Scenario-based questions: filtering the noise
Most ExAC questions are scenario-based. A short brief sets up a project, a code situation, a coordination problem, or an office decision, and the multiple-choice question asks you to choose the best response. The scenarios are written to feel like real projects, which means they carry the kind of incidental detail real projects carry: client preferences, contract values, schedule pressure, a junior staff comment, a square-metre figure. Some of that detail bears on the answer. Most of it does not.
The most useful habit on a scenario-based question is to read the question stem before the scenario. Once you know what the question asks (the next step in a process, the applicable code clause, the architect's appropriate response, the cost implication), the scenario reads differently. You stop scanning everything for relevance and start scanning only for the few facts that actually answer the question.

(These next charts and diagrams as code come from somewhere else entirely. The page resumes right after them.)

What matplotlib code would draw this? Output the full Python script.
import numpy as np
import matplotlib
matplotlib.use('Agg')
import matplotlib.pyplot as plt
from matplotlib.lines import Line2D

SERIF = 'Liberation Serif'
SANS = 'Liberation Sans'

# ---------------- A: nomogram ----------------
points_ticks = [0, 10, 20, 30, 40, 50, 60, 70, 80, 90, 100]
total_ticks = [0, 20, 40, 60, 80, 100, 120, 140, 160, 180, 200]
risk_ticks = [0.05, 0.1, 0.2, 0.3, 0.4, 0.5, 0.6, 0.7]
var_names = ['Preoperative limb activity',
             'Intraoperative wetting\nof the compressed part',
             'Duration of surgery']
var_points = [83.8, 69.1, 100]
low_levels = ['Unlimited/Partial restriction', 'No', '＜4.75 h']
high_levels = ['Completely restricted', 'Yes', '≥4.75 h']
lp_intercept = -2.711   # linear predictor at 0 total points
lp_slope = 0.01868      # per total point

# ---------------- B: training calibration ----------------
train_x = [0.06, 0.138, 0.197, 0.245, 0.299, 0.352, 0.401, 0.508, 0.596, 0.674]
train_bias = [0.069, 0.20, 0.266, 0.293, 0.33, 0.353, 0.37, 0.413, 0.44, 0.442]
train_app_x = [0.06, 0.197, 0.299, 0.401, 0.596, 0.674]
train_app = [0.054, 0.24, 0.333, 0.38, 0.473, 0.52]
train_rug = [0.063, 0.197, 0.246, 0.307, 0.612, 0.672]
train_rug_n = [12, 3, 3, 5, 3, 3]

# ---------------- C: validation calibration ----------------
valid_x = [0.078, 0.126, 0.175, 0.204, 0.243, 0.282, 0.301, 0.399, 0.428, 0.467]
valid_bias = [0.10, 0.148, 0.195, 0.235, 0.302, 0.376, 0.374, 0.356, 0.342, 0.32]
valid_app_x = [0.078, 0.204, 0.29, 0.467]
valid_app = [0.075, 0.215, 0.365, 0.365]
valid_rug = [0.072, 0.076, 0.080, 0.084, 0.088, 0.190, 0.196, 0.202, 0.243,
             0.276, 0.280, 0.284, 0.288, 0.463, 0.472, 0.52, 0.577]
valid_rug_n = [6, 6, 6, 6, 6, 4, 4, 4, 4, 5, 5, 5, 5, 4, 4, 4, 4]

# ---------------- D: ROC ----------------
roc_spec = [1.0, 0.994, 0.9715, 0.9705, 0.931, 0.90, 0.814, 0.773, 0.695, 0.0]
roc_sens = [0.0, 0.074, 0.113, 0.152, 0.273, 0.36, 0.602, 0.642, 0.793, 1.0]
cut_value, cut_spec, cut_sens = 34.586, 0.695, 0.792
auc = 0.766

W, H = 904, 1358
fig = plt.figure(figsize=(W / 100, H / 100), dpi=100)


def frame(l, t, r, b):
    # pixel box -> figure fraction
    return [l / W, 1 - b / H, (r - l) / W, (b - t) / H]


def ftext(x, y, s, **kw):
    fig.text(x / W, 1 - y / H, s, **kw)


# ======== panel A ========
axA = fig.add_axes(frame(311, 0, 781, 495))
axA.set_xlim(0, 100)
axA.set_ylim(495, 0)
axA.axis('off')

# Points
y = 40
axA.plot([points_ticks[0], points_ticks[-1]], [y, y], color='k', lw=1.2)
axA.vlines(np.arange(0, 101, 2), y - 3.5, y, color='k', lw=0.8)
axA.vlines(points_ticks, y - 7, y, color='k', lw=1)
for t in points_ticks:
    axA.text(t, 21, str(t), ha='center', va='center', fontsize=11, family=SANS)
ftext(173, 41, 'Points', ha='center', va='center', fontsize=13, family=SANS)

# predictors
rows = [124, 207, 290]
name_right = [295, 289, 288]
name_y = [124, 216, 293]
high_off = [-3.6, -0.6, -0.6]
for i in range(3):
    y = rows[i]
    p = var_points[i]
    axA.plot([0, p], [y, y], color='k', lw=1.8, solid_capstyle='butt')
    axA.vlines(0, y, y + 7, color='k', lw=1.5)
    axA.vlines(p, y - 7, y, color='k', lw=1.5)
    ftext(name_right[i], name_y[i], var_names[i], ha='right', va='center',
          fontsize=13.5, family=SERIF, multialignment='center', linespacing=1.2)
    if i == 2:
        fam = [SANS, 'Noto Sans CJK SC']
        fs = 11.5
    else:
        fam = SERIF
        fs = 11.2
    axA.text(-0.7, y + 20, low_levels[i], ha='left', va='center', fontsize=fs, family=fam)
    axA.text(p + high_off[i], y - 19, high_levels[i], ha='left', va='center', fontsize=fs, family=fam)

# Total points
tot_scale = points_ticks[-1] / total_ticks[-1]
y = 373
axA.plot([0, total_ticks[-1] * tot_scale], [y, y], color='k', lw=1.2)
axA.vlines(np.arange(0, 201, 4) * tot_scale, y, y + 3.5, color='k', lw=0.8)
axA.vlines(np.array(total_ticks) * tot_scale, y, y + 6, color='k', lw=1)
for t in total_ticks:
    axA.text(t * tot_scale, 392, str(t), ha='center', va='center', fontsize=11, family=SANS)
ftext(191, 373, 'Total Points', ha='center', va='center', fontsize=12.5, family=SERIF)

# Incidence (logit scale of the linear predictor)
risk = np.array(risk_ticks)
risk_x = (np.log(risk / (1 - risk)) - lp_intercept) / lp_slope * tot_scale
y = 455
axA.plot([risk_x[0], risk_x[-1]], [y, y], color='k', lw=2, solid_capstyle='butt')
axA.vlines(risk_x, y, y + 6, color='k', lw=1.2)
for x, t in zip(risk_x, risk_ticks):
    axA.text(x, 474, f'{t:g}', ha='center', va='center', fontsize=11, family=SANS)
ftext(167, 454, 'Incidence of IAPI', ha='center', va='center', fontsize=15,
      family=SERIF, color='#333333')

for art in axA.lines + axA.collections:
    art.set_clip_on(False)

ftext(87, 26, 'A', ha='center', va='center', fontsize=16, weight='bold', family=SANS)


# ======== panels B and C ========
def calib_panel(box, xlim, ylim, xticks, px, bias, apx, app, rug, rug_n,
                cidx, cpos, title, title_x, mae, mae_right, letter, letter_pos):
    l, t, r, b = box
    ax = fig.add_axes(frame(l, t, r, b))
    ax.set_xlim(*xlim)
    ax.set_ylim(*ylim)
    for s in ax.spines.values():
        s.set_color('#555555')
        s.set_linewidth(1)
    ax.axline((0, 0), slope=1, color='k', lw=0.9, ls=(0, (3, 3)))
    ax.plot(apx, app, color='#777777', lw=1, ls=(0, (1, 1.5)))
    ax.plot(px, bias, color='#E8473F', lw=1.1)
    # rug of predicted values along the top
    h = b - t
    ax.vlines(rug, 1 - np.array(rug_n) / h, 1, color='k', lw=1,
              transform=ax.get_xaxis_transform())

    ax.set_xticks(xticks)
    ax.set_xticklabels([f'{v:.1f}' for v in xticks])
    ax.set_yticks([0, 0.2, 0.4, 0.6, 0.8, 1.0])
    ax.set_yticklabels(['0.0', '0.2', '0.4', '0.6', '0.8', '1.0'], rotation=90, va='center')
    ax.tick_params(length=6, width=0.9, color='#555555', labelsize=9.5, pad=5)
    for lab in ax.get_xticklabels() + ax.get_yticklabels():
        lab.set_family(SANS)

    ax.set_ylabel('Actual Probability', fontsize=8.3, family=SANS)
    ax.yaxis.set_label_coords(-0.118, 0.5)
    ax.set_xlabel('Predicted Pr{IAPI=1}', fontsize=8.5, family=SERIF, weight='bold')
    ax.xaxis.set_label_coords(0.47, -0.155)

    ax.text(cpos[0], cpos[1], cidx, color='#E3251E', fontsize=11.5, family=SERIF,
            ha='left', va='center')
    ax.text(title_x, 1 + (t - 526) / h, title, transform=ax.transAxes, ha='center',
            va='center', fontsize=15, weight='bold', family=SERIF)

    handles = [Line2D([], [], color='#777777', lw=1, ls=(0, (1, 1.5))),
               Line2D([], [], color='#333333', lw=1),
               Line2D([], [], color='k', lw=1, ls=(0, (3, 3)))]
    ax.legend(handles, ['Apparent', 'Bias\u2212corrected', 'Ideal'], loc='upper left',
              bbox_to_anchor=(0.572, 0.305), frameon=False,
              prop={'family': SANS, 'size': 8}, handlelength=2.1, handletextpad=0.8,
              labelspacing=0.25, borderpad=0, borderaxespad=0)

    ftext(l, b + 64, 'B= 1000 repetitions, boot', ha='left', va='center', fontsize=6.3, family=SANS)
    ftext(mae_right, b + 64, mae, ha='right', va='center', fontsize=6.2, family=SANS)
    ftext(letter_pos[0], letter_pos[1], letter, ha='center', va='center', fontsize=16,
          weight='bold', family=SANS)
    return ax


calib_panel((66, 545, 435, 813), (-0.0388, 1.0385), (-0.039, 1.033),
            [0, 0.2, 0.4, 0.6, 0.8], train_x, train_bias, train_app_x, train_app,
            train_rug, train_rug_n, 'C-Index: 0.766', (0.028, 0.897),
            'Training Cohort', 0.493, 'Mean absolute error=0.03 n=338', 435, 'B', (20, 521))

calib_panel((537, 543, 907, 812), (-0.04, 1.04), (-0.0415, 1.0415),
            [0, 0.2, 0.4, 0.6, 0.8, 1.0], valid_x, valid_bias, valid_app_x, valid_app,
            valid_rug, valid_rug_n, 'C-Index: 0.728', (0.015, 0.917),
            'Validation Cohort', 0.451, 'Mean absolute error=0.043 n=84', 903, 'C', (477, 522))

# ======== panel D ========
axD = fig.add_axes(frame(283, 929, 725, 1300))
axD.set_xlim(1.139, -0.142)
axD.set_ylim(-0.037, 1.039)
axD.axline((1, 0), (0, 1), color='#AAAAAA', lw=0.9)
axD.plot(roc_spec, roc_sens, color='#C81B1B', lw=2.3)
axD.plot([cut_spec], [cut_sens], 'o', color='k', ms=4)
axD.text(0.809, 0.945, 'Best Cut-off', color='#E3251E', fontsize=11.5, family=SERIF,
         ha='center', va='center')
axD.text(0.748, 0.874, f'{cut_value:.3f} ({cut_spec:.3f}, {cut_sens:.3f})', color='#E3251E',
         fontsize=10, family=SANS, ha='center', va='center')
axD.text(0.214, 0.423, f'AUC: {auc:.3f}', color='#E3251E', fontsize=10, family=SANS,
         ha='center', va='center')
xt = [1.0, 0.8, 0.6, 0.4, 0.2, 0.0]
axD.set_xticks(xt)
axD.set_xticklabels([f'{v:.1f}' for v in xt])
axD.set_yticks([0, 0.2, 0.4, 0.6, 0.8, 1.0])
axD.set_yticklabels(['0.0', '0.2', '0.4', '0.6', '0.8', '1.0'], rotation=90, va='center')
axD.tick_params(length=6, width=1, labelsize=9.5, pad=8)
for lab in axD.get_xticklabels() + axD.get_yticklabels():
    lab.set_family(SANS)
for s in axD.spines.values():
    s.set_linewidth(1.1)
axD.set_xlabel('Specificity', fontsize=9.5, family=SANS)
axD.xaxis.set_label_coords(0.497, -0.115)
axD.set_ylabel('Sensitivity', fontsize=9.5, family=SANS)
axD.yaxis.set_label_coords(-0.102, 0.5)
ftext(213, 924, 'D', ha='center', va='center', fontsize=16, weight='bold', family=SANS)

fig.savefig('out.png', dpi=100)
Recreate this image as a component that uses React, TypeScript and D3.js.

Two quick filters land most scenario questions. First, what discipline is being tested? Cost, code, contract, coordination, or design judgment? The discipline tells you which Canadian reference frames the answer: NBC 2020 for code, Yardsticks for Costing or RSMeans for cost, CCDC 2 for contracts, CHOP for coordination and office decisions, design fundamentals for schematic and analysis items. Second, what does the question literally ask? "What is the architect's next step" is a different question than "what is the most appropriate response", and both are different from "which option best satisfies the code".
Treat the scenario like a project brief and the question like a project meeting agenda. The brief has detail; the agenda has one decision. Answer the decision, then move on.